La structure de ce tome est identique à celle des deux précédents : le lecteur sait à quoi s'attendre, tout en n'ayant aucune idée de ce qu'il va advenir. La partie reprend : la narration alterne entre les deux groupes. Chuck, Matt et Angela essayent de trouver le moyen de sortir de Die pour regagner la réalité. Ash a pris conscience des conséquences de la destruction de Glass Town, et elle essaye de réparer les dégâts avec l'aide d'Isabelle, tout en maintenant Solomon prisonnier sous sa cloche de verre, Zamorna servile sous son emprise mentale, et Charlotte Brontë circonscrite dans un rôle d'aide. Dans ce monde de Fantasy, la situation évolue, que les joueurs attendent patiemment ou qu'ils tentent de prendre l'initiative. Ce qui est toujours aussi déconcertant, c'est qu'il s'agit bel et bien d'une campagne de jeu : les personnages progressent, et le maître du jeu les confronte à des situations conflictuelles. Ou alors : le lecteur progresse dans la bande dessinée, et le scénariste le confronte à la survenance d'événements imprévisibles. Le lecteur conserve tout du long cette lecture à deux niveaux, tout en ayant conscience qu'il n'a pas de dé à jeter, qu'il n'a pas de choix à faire. Enfin, pas tout à fait : si l'envie lui en prend, il peut jouer à essayer de deviner quel genre de rebondissement va survenir, quel genre de décision tel personnage va prendre. Il peut aussi jouer à la même chose sur le plan visuel. Dans cet état d'esprit, il apprécie l'inventivité de Stéphanie Hans.


L'artiste représente finalement les personnages classiques du genre : nains, vampires, reine, paladin, épéiste, magicienne. Pourtant à la lecture, les pages exhalent un parfum très particulier, très personnel, sans relent fade et écœurant de réchauffé ou de clichés éculés. Elle reste l'artiste complète se chargeant de toute la partie visuelle, par opposition à un processus de production à la chaîne. En premier lieu, le lecteur est séduit par les ambiances de couleurs. Cela commence dès la première page avec un ciel noir d'encre traversé par des zones vertes allant du bleu-vert au vert viride. Le lecteur sent également le chaud et froid alternant autour d'Ash, passant d'un rouge carmin à bleu glacier. Il ressent la chaleur desséchante des fournaises encore en activité dans Glasstown. Il se rend compte que le blanc servant de fond dans certaines cases correspond à la présence de la mort, à l'absence de toute vie. Effectivement, dans certaines pages, il peut arriver qu'il n'y ait aucun arrière-plan dans les cases, mais dans ces cas-là les camaïeux en fond de case se font expressionnistes, apportant un état d'esprit ou un ressenti, charriant une information de nature émotionnelle plutôt que descriptive. Il y a de ce fait une grande cohérence et une logique narrative dans le glissement du descriptif vers l'expressionnisme, sans rapport aucun avec une volonté industrielle d'aller à l'économie.

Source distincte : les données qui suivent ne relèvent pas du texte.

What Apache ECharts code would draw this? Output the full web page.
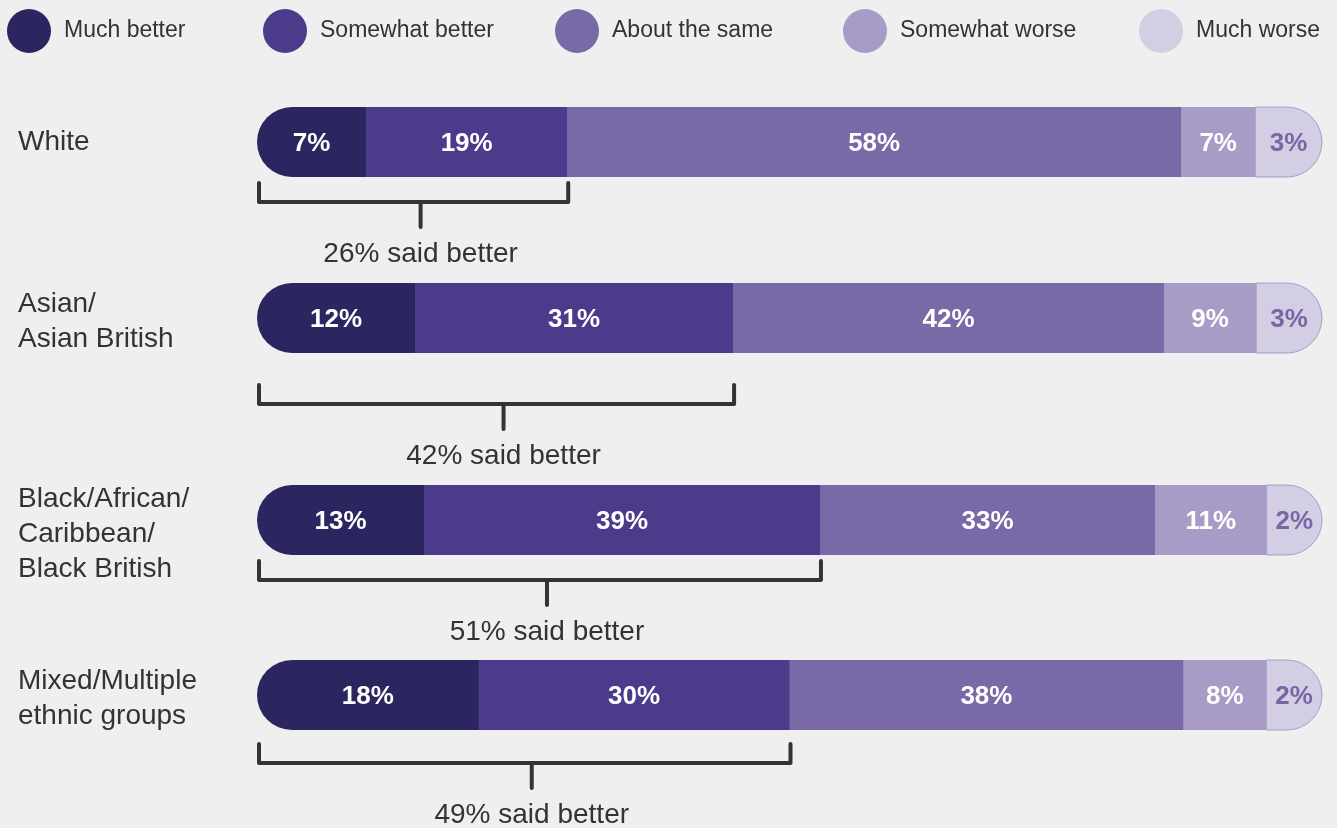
<!DOCTYPE html>
<html>
<head>
<meta charset="utf-8">
<script src="https://cdn.jsdelivr.net/npm/echarts@6/dist/echarts.min.js"></script>
<style>
  html, body { margin: 0; padding: 0; background: #efefef; }
  #chart { width: 1337px; height: 828px; }
</style>
</head>
<body>
<div id="chart"></div>
<script>
// ---------- data ----------
const categories = ['White', 'Asian/\nAsian British', 'Black/African/\nCaribbean/\nBlack British', 'Mixed/Multiple\nethnic groups'];
const seriesNames = ['Much better', 'Somewhat better', 'About the same', 'Somewhat worse', 'Much worse'];
const muchBetter     = [7, 12, 13, 18];
const somewhatBetter = [19, 31, 39, 30];
const aboutTheSame   = [58, 42, 33, 38];
const somewhatWorse  = [7, 9, 11, 8];
const muchWorse      = [3, 3, 2, 2];
const saidBetter     = [26, 42, 51, 49];

// ---------- layout / style ----------
const FONT = "'Liberation Sans', Arial, Helvetica, sans-serif";
const colors = ['#2b2560', '#4c3a8a', '#7969a6', '#a89bc6', '#d3cee4'];
const rowTops = [107, 283, 485, 660];
const barHeight = 70;
const bracketGap = [25, 51, 25, 33];
const labelSpacer = [0, 8, 28, 8];
const legendLefts = [7, 263, 555, 843, 1139];

const valuesBySeries = [muchBetter, somewhatBetter, aboutTheSame, somewhatWorse, muchWorse];

const grids = [], xAxes = [], yAxes = [], series = [];

categories.forEach((cat, g) => {
  const rowVals = valuesBySeries.map(arr => arr[g]);
  const total = rowVals.reduce((a, b) => a + b, 0);
  grids.push({ left: 292, right: 50, top: rowTops[g], height: barHeight, outerBoundsMode: 'none' });
  xAxes.push({ type: 'value', gridIndex: g, min: 0, max: total, show: false });
  const sp = labelSpacer[g];
  yAxes.push({
    type: 'category', gridIndex: g, data: [cat],
    axisLine: { show: false }, axisTick: { show: false }, splitLine: { show: false },
    axisLabel: {
      margin: 274, align: 'left', color: '#333', fontSize: 28, lineHeight: 35,
      fontFamily: FONT,
      formatter: function (v) {
        const lines = v.split('\n').map(l => '{t|' + l + '}');
        return (sp ? '{sp| }\n' : '') + lines.join('\n');
      },
      rich: {
        t: { color: '#333', fontSize: 28, lineHeight: 35, fontFamily: FONT, align: 'left' },
        sp: { fontSize: 1, lineHeight: sp || 1, height: sp || 1 }
      }
    }
  });

  let cum = 0;
  rowVals.forEach((v, s) => {
    const start = cum; cum += v;
    const n = rowVals.length;
    series.push({
      type: 'custom', name: seriesNames[s], xAxisIndex: g, yAxisIndex: g,
      itemStyle: { color: colors[s] },
      encode: { x: [0, 1], y: 2 },
      data: [[start, cum, 0, v]],
      renderItem: function (params, api) {
        const a = api.coord([api.value(0), api.value(2)]);
        const b = api.coord([api.value(1), api.value(2)]);
        const h = api.size([0, 1])[1];
        const r = h / 2;
        let x = a[0], w = b[0] - a[0], radius = 0;
        if (s === 0) { x -= r; w += r; radius = [r, 0, 0, r]; }
        if (s === n - 1) { w += r; radius = [0, r, r, 0]; }
        const last = s === n - 1;
        return {
          type: 'group',
          children: [
            {
              type: 'rect',
              shape: { x: x, y: a[1] - h / 2, width: w + (last ? 0 : 0.6), height: h, r: radius },
              style: { fill: api.visual('color'), stroke: last ? '#a99dc7' : null, lineWidth: last ? 1 : 0 }
            },
            {
              type: 'text',
              z2: 10,
              style: {
                x: x + w / 2, y: a[1] + 2,
                text: api.value(3) + '%',
                textAlign: 'center', textVerticalAlign: 'middle',
                fill: last ? '#7767a5' : '#ffffff',
                fontSize: 26, fontWeight: 'bold', fontFamily: FONT
              }
            }
          ]
        };
      }
    });
  });

  // bracket summarising "better"
  series.push({
    type: 'custom', name: 'bracket', xAxisIndex: g, yAxisIndex: g,
    encode: { x: [0, 1], y: 2 },
    data: [[0, muchBetter[g] + somewhatBetter[g], 0, saidBetter[g]]],
    renderItem: function (params, api) {
      const a = api.coord([api.value(0), api.value(2)]);
      const b = api.coord([api.value(1), api.value(2)]);
      const h = api.size([0, 1])[1];
      const r = h / 2;
      const x0 = a[0] - r + 2, x1 = b[0] + 1;
      const yL = a[1] + h / 2 + bracketGap[g];
      const xm = (x0 + x1) / 2 + 7;
      const ls = { stroke: '#333333', lineWidth: 4, lineCap: 'round', lineJoin: 'round', fill: null };
      return {
        type: 'group',
        children: [
          { type: 'polyline', shape: { points: [[x0, yL - 19], [x0, yL], [x1, yL], [x1, yL - 19]] }, style: ls },
          { type: 'line', shape: { x1: xm, y1: yL, x2: xm, y2: yL + 25 }, style: ls },
          {
            type: 'text',
            style: {
              x: xm, y: yL + 52, text: api.value(3) + '% said better',
              textAlign: 'center', textVerticalAlign: 'middle',
              fill: '#333333', fontSize: 28, fontFamily: FONT
            }
          }
        ]
      };
    }
  });
});

const legends = seriesNames.map((name, i) => ({
  data: [name], left: legendLefts[i], top: 9, padding: 0, icon: 'circle',
  itemWidth: 48, itemHeight: 44, selectedMode: false,
  textStyle: { color: '#333', fontSize: 23, fontFamily: FONT, padding: [0, 0, 0, 6] }
}));

const chart = echarts.init(document.getElementById('chart'));
chart.setOption({
  backgroundColor: '#efefef',
  animation: false,
  legend: legends,
  grid: grids,
  xAxis: xAxes,
  yAxis: yAxes,
  series: series
});
</script>
</body>
</html>
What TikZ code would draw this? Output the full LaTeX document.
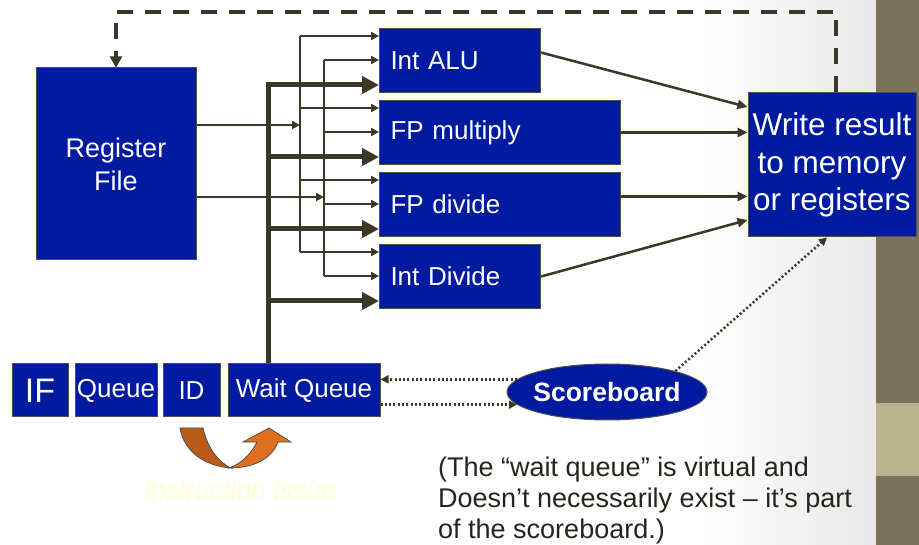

Comme dans les deux premiers tomes, la série comprend d'autres niveaux de lecture. Le lecteur est maintenant habitué et il s'attend à ce qu'apparaisse un écrivain dans un des épisodes. Cette fois-ci, il s'agit de Herbert George Wells (1866-1946), en particulier de sa création du jeu Little Wars (1913) reconnu depuis comme étant le premier wargame, avec des figurines à déplacer. Comme pour les deux précédents auteurs ayant été intégrés dans le monde de Die, il ne s'agit pas juste de reconnaître l'influence de Wells dans la création de monde de l'imaginaire, mais aussi dans le développement des jeux de rôle, ou ici des jeux de plateaux. Comme à son habitude, le scénariste se montre sans pitié avec l'artiste, en écrivant une scène de dialogue. Certes, il aide à apporter un peu de variété visuelle en alternant entre la discussion entre Wells et Ash, et le déroulement d'un combat impliquant d’autres personnages. Dans le même temps, cela permet au lecteur d'apprécier l'inventivité de Stéphanie Hans pour apporter de la variété et de maintenir un intérêt visuel dans cette séquence entrecoupée par des combats. Elle le fait par l'entremise du jeu des acteurs, et par les mouvements de caméra, cette combinaison permettant au lecteur de suivre l'évolution de qui occupe la position dominante dans la conversation, et comment cette position bascule en fonction des arguments de l'un et de l'autre. Outre le fait qu'il soit habitué, le lecteur apprécie cette façon différente de considérer le jeu de rôle au travers d'une facette historique. Cette dimension thématique se poursuit avec la lecture des 5 interviews en fin de tome, évoquant le développement de la culture des jeux de rôles dans les années 2010, avec des acteurs majeurs dans la création de ce type de jeux.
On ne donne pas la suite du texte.